[START]

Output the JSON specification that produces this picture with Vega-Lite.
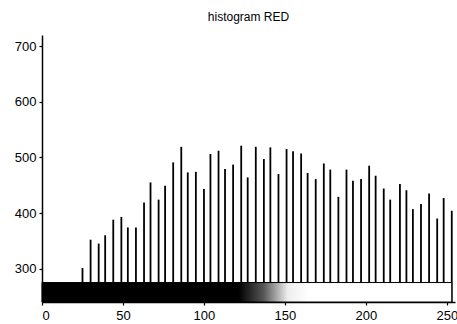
{
  "$schema": "https://vega.github.io/schema/vega-lite/v6.json",
  "autosize": {"type": "none"},
  "padding": {"left": 42, "top": 35, "right": 2, "bottom": 22},
  "width": 413,
  "height": 267,
  "title": {"text": "histogram RED", "fontSize": 12, "fontWeight": "normal", "font": "Liberation Sans", "color": "black", "offset": 11},
  "config": {
    "view": {"stroke": null},
    "axis": {"grid": false, "domainColor": "black", "tickColor": "black", "labelColor": "black", "labelFont": "Liberation Sans", "labelFontSize": 13, "domainWidth": 1.5, "tickWidth": 1.2}
  },
  "datasets": {
    "spikes": [
      {"bin": 25, "count": 301}, {"bin": 30, "count": 352}, {"bin": 35, "count": 345}, {"bin": 39, "count": 360},
      {"bin": 44, "count": 388}, {"bin": 49, "count": 393}, {"bin": 53, "count": 374}, {"bin": 58, "count": 374},
      {"bin": 63, "count": 419}, {"bin": 67, "count": 455}, {"bin": 72, "count": 424}, {"bin": 76, "count": 449},
      {"bin": 81, "count": 491}, {"bin": 86, "count": 519}, {"bin": 90, "count": 473}, {"bin": 95, "count": 474},
      {"bin": 100, "count": 443}, {"bin": 104, "count": 506}, {"bin": 109, "count": 512}, {"bin": 113, "count": 479},
      {"bin": 118, "count": 487}, {"bin": 123, "count": 521}, {"bin": 127, "count": 464}, {"bin": 132, "count": 519},
      {"bin": 137, "count": 497}, {"bin": 141, "count": 518}, {"bin": 146, "count": 470}, {"bin": 151, "count": 515},
      {"bin": 155, "count": 511}, {"bin": 160, "count": 507}, {"bin": 164, "count": 472}, {"bin": 169, "count": 461},
      {"bin": 174, "count": 489}, {"bin": 178, "count": 478}, {"bin": 183, "count": 429}, {"bin": 188, "count": 478},
      {"bin": 192, "count": 458}, {"bin": 197, "count": 461}, {"bin": 202, "count": 485}, {"bin": 206, "count": 467},
      {"bin": 211, "count": 444}, {"bin": 215, "count": 424}, {"bin": 221, "count": 452}, {"bin": 225, "count": 441},
      {"bin": 229, "count": 407}, {"bin": 234, "count": 416}, {"bin": 239, "count": 435}, {"bin": 244, "count": 390},
      {"bin": 248, "count": 427}, {"bin": 253, "count": 404}
    ],
    "band": [{"start": 0, "end": 253, "low": 240, "high": 275}]
  },
  "layer": [
    {
      "data": {"name": "spikes"},
      "mark": {"type": "rule", "color": "black", "strokeWidth": 1.8},
      "encoding": {
        "x": {"field": "bin", "type": "quantitative", "scale": {"domain": [0, 255], "nice": false, "zero": false}, "axis": {"title": null, "values": [0, 50, 100, 150, 200, 250], "tickSize": 3, "labelPadding": 4}},
        "y": {"field": "count", "type": "quantitative", "scale": {"domain": [240, 720], "nice": false, "zero": false}, "axis": {"title": null, "values": [300, 400, 500, 600, 700], "tickSize": 3, "labelPadding": 3}},
        "y2": {"datum": 240}
      }
    },
    {
      "data": {"name": "band"},
      "mark": {
        "type": "rect",
        "stroke": "black",
        "strokeWidth": 1,
        "fill": {"gradient": "linear", "x1": 0, "x2": 1, "y1": 0, "y2": 0,
          "stops": [
            {"offset": 0, "color": "black"},
            {"offset": 0.48, "color": "black"},
            {"offset": 0.54, "color": "#555555"},
            {"offset": 0.6, "color": "#eeeeee"},
            {"offset": 0.65, "color": "white"},
            {"offset": 1, "color": "white"}
          ]}
      },
      "encoding": {
        "x": {"field": "start", "type": "quantitative"},
        "x2": {"field": "end"},
        "y": {"field": "low", "type": "quantitative"},
        "y2": {"field": "high"}
      }
    }
  ]
}
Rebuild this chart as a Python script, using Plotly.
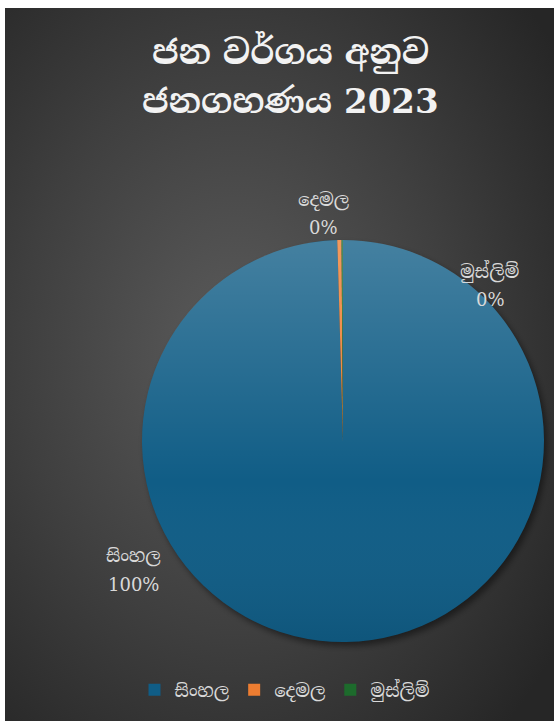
import base64
import plotly.graph_objects as go

W, H = 554, 724

# ---- data ----
categories = ["සිංහල", "දෙමල", "මුස්ලිම්"]
values = [99.55, 0.33, 0.12]
colors = ["#105d86", "#ed7d31", "#1d6b2c"]
title_lines = ["ජන වර්ගය අනුව", "ජනගහණය 2023"]

SIN_FONT = "DejaVu Serif, Noto Serif Sinhala, Noto Sans Sinhala, serif"

def px(x):
    return x / W

def py(y):
    return 1 - y / H

# background image (radial gradient + pie shadow)
bg_svg = f'''<svg xmlns="http://www.w3.org/2000/svg" width="549" height="713" viewBox="0 0 549 713">
<defs>
<radialGradient id="g" cx="0.42" cy="0.48" r="0.72">
<stop offset="0" stop-color="#5b5b5b"/>
<stop offset="0.55" stop-color="#3f3f3f"/>
<stop offset="1" stop-color="#262626"/>
</radialGradient>
<filter id="b" x="-20%" y="-20%" width="140%" height="140%"><feGaussianBlur stdDeviation="3"/></filter>
</defs>
<rect width="549" height="713" fill="url(#g)"/>
<circle cx="{343-5+3}" cy="{441-8+4}" r="201" fill="#000" fill-opacity="0.45" filter="url(#b)"/>
</svg>'''
bg_src = "data:image/svg+xml;base64," + base64.b64encode(bg_svg.encode()).decode()

# pie gradient overlay
ov_svg = '''<svg xmlns="http://www.w3.org/2000/svg" width="402" height="402" viewBox="0 0 402 402">
<defs><linearGradient id="p" x1="0" y1="0" x2="0" y2="1">
<stop offset="0" stop-color="#ffffff" stop-opacity="0.22"/>
<stop offset="0.6" stop-color="#ffffff" stop-opacity="0.0"/>
<stop offset="1" stop-color="#000000" stop-opacity="0.08"/>
</linearGradient></defs>
<circle cx="201" cy="201" r="201" fill="url(#p)"/>
</svg>'''
ov_src = "data:image/svg+xml;base64," + base64.b64encode(ov_svg.encode()).decode()

fig = go.Figure()
fig.add_trace(go.Pie(
    labels=categories,
    values=values,
    sort=False,
    direction="clockwise",
    rotation=0,
    marker=dict(colors=colors, line=dict(width=0)),
    textinfo="none",
    hoverinfo="label+percent",
    domain=dict(x=[px(142), px(544)], y=[py(642), py(240)]),
    showlegend=True,
))

total = sum(values)
pcts = [f"{round(v / total * 100)}%" for v in values]
label_pos = [(133, 556), (323, 200), (490, 272)]
annotations = []
for cat, pct, (lx, ly) in zip(categories, pcts, label_pos):
    for txt, yy in ((cat, ly), (pct, ly + 28)):
        annotations.append(dict(
            x=px(lx), y=py(yy), xref="paper", yref="paper",
            text=txt, showarrow=False, align="center",
            font=dict(family=SIN_FONT, size=18, color="#d9d9d9"),
            xanchor="center", yanchor="middle",
        ))

for i, line in enumerate(title_lines):
    ty = 52 + i * 49
    annotations.append(dict(
        x=px(290), y=py(ty), xref="paper", yref="paper", text=f"<b>{line}</b>",
        showarrow=False, xanchor="center", yanchor="middle",
        font=dict(family=SIN_FONT, size=34, color="#f2f2f2"),
    ))

fig.update_layout(
    width=W, height=H,
    margin=dict(l=0, r=0, t=0, b=0),
    paper_bgcolor="white",
    plot_bgcolor="rgba(0,0,0,0)",
    annotations=annotations,
    images=[
        dict(source=bg_src, xref="paper", yref="paper", x=px(5), y=py(8),
             sizex=px(549), sizey=713 / H, xanchor="left", yanchor="top",
             sizing="stretch", layer="below"),
        dict(source=ov_src, xref="paper", yref="paper", x=px(142), y=py(240),
             sizex=px(402), sizey=402 / H, xanchor="left", yanchor="top",
             sizing="stretch", layer="above"),
    ],
    legend=dict(
        orientation="h", x=px(285), xanchor="center", y=py(690), yanchor="middle",
        font=dict(family=SIN_FONT, size=18, color="#d9d9d9"),
        bgcolor="rgba(0,0,0,0)", itemsizing="constant",
    ),
    showlegend=True,
)

fig.write_html("out.html", config={"displayModeBar": False},
               post_script="document.body.style.margin='0';")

[END]

| Stated goal |
Copy word for word only the lines above from the one with "Rebuild this chart" through the one with "return 1 - y / H". Leave pictures out.

| Expected answer |
Rebuild this chart as a Python script, using Plotly.
import base64
import plotly.graph_objects as go

W, H = 554, 724

# ---- data ----
categories = ["සිංහල", "දෙමල", "මුස්ලිම්"]
values = [99.55, 0.33, 0.12]
colors = ["#105d86", "#ed7d31", "#1d6b2c"]
title_lines = ["ජන වර්ගය අනුව", "ජනගහණය 2023"]

SIN_FONT = "DejaVu Serif, Noto Serif Sinhala, Noto Sans Sinhala, serif"

def px(x):
    return x / W

def py(y):
    return 1 - y / H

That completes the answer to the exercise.